One of those places where they have been sent to work is Qatar, host of the 2022 FIFA World Cup. Both FIFA and Qatar have received considerable negative publicity over working conditions on sites associated with the World Cup and a number of deaths of foreign construction workers on those sites. As it was explained to me by someone with direct experience building infrastructure in Qatar, the situation is complicated: multiple public and quasi-public bodies manage large scale construction projects, and the labor practices vary across these organizations. In particular my interlocutor claimed that conditions maintained on the transportation projects under the auspices of the central government are superior to those run by the body building the FIFA stadia and was surprised by the presence and practices associated with the North Korean laborers. Last month, shortly after this conversation, according to VOA reporting, Qatar’s Construction Development Company (CDC) fired more than 100 North Korean laborers. A worker must have local sponsorship to remain in the country, according to the VOA report, and some of the workers had already left the country. The alleged violation centered on working on another firm’s site at night in contravention to the agreement that CDC had with the North Korean recruitment firms. A South Korean executive interviewed for the story indicated that it was believed that the workers were forced to work on the second site and that the North Korean supervisors were suspected of confiscating these additional wages.
This kind of tale is sadly common. The next one may fall into the category of “no good deed goes unpunished.” According to reporting by RFA, Issac Byungdo Lee, an American Christian missionary who has been living in Northern Thailand for 19 years, was arrested by Thai authorities with charges of human smuggling for assisting seven North Koreans to cross from Laos into Thailand. (Because China does not permit North Koreans to apply for asylum there, refugees have to travel to a third country typically Mongolia or a country in Southeast Asia to apply for asylum or to on-migrate to South Korea, the US, or another destination to apply for refugee status.) These particular North Koreans reportedly wanted to reach the United States. As the story observes, “The arrest came a week after the U.S. State Department gave Thailand a failing grade for a second year running in its 2015 Trafficking in Persons (TIP) Report, in which it ranks countries according to their efforts to combat such crimes.” So is Lee a dastardly human trafficker? Or a kind missionary trying to help desperate people? Or just the patsy of a Thai government that was trying to send a message to Washington? You tell me.

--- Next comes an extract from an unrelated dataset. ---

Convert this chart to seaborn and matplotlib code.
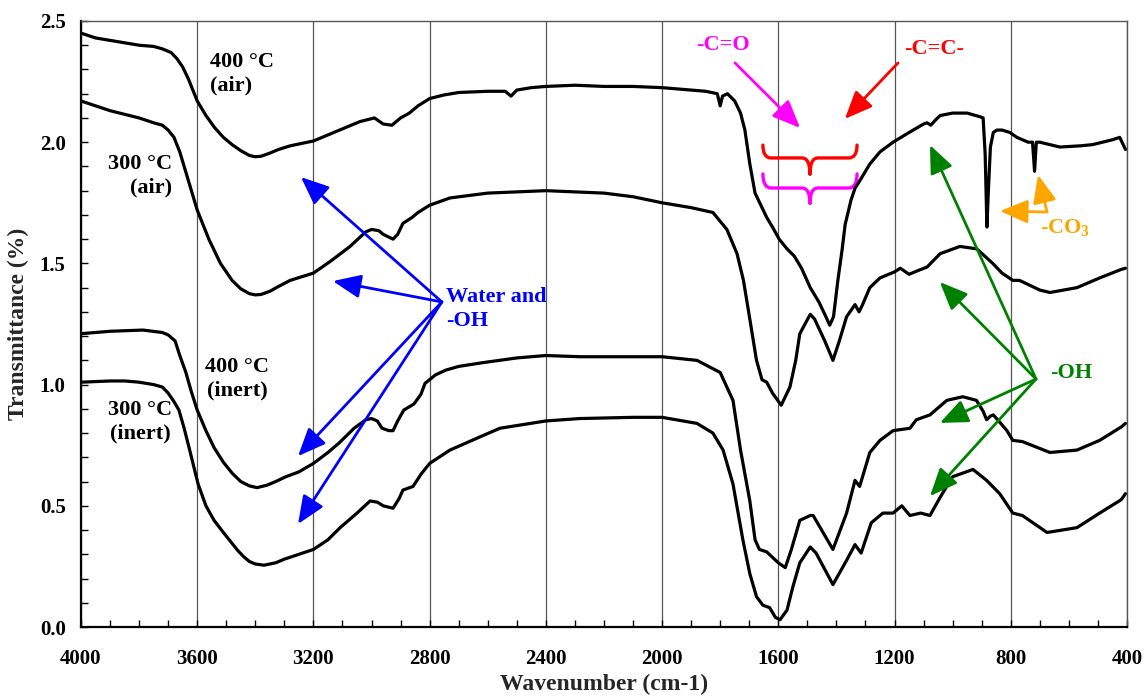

Whatever the true story, this journey is getting more costly. According to reporting by Ju-Min Park and James Pearson at Reuters, the Kim Jong-un border crackdown has had an appreciable effect: between the barbed wire, expanded number of guard stations, and intensified monitoring of phone calls, the price of crossing the border from North Korea to China has risen to $8,000. The rising cost is one reason that the number of unauthorized departures has dropped in recent years. Improved economic conditions within North Korea may be another. But the effect may well have been to alter the composition of refugees: while many of those that Steph and I surveyed years ago left for economic motivations, the current cohort of leavers appears to be more strongly motivated by a search for freedom.